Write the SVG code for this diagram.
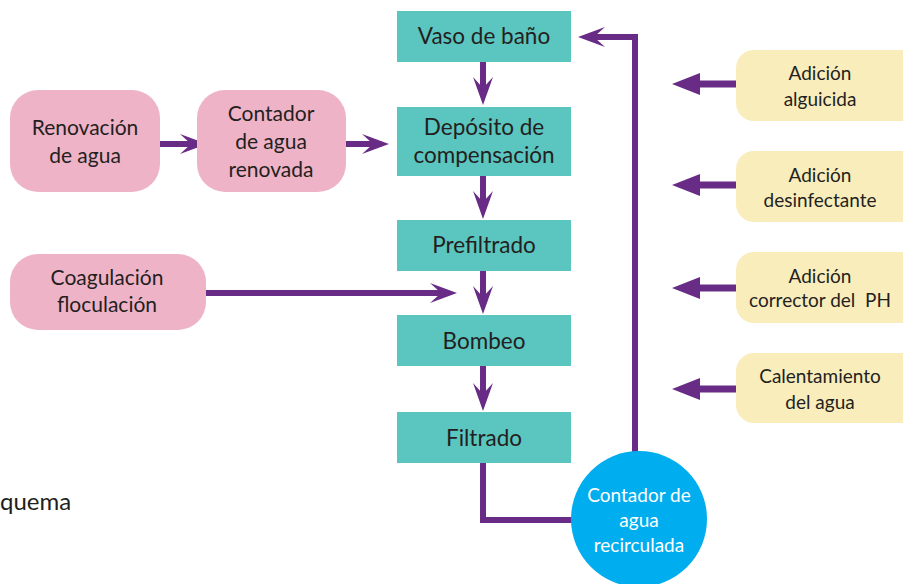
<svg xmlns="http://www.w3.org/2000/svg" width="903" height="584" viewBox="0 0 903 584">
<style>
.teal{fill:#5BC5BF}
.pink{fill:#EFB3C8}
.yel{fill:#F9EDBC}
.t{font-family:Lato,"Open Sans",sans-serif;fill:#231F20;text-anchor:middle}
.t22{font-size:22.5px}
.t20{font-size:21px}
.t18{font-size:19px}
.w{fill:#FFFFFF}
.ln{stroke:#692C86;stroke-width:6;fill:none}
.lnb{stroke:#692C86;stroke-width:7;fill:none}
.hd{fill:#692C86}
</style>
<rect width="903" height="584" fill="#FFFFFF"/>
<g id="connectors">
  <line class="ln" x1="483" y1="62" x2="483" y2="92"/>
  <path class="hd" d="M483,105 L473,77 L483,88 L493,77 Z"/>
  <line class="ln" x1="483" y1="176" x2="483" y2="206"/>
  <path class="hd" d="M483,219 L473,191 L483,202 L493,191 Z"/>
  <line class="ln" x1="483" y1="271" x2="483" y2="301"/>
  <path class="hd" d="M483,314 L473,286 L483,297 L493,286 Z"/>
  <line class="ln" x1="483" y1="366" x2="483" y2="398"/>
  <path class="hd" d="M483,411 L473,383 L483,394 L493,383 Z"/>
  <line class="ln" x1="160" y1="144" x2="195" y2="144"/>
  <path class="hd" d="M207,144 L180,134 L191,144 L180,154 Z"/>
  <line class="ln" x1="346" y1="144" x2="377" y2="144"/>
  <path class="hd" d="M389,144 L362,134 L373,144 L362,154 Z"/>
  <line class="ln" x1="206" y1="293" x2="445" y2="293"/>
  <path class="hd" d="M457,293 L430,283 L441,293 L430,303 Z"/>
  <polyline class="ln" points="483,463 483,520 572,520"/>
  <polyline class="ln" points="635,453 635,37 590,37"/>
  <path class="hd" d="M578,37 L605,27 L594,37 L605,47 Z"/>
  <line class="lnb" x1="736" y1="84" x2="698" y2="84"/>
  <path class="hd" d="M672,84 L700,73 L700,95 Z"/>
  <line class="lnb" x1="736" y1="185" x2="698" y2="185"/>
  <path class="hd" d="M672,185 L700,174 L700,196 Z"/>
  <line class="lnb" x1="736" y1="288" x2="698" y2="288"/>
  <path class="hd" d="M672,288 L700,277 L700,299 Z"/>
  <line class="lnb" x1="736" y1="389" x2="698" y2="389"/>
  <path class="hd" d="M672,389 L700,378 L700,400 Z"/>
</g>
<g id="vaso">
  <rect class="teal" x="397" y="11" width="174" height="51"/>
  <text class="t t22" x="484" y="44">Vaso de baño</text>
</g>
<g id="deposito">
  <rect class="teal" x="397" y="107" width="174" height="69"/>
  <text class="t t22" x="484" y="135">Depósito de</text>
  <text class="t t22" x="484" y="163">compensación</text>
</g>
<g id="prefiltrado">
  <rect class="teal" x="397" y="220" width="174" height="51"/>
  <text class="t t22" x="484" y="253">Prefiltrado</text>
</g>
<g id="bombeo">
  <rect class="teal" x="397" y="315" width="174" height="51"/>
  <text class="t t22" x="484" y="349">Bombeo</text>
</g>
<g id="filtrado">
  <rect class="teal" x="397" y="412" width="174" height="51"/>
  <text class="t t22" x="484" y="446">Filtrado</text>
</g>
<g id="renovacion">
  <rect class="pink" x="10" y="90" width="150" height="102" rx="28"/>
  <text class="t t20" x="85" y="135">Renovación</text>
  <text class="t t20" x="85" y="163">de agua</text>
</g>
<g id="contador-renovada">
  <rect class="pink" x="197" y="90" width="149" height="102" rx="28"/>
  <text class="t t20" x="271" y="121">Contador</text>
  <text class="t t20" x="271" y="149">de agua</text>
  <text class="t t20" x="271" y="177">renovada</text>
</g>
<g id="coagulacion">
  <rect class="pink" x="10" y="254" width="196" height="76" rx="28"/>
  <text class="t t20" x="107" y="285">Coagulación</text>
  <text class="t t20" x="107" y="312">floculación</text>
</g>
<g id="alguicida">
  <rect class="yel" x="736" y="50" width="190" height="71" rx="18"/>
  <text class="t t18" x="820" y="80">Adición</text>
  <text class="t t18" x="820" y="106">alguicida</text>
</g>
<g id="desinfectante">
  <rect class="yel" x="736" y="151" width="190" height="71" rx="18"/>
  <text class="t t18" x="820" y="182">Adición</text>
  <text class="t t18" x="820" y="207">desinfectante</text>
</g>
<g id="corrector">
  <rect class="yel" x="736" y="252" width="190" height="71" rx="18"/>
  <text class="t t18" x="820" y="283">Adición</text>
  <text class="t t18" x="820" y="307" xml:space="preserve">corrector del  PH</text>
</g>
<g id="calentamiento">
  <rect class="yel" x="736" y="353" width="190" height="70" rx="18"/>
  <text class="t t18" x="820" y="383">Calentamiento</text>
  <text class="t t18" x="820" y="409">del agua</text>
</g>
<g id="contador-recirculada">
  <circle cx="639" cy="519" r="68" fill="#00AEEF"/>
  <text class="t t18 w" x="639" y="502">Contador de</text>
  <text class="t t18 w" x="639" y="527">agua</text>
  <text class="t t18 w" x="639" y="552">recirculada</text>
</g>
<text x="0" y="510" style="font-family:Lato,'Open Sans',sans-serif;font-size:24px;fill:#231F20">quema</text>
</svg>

---

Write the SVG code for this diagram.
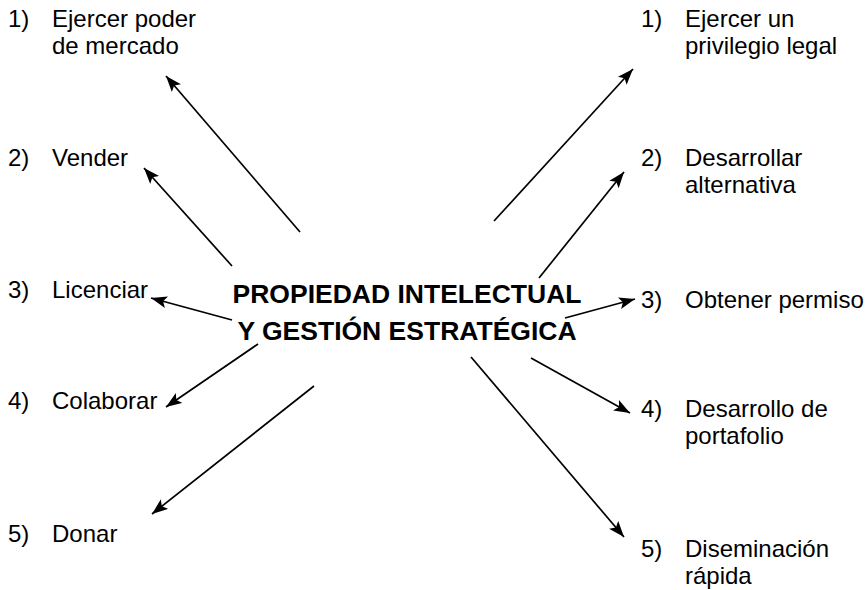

--

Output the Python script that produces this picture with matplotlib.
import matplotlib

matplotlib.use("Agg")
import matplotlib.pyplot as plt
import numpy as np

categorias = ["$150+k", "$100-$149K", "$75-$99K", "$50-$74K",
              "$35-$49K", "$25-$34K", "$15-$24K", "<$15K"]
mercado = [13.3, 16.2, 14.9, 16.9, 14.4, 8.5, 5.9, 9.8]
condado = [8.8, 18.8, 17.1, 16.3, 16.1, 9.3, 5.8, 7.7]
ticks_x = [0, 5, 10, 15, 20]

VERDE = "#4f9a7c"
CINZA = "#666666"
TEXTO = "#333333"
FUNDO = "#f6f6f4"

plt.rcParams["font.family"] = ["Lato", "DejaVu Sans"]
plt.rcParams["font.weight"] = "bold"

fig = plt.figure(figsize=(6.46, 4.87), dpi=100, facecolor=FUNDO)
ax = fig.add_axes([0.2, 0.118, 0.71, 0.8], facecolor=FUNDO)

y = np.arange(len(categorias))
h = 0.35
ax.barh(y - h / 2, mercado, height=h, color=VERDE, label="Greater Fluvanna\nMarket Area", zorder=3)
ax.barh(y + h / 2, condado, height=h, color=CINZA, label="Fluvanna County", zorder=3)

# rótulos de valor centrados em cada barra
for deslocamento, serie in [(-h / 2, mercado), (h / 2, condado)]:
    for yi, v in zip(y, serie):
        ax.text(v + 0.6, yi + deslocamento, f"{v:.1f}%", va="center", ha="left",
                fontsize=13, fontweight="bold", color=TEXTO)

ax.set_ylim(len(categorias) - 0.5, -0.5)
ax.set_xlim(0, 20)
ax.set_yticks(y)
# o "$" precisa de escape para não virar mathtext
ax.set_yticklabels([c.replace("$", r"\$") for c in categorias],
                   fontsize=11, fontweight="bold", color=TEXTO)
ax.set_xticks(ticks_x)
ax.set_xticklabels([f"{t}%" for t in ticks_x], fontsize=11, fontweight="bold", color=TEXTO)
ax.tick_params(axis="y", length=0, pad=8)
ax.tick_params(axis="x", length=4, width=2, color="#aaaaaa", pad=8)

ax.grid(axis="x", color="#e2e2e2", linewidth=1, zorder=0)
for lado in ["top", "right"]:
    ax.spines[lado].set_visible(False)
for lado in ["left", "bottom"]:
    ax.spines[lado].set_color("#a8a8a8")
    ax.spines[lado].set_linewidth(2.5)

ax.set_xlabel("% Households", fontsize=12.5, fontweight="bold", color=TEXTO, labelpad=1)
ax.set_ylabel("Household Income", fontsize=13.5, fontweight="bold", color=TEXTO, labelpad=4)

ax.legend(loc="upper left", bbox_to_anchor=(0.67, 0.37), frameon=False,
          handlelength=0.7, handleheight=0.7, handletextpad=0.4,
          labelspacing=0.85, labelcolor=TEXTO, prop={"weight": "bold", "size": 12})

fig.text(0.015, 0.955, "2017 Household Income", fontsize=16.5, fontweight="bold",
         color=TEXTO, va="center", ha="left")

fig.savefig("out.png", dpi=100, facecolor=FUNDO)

> Challenge
Give again, word for word, the lines starting at the line that has "Output the Python" and ending at the line that has "import numpy as np", with both of those lines included and nothing else.

> Correct response
Output the Python script that produces this picture with matplotlib.
import matplotlib

matplotlib.use("Agg")
import matplotlib.pyplot as plt
import numpy as np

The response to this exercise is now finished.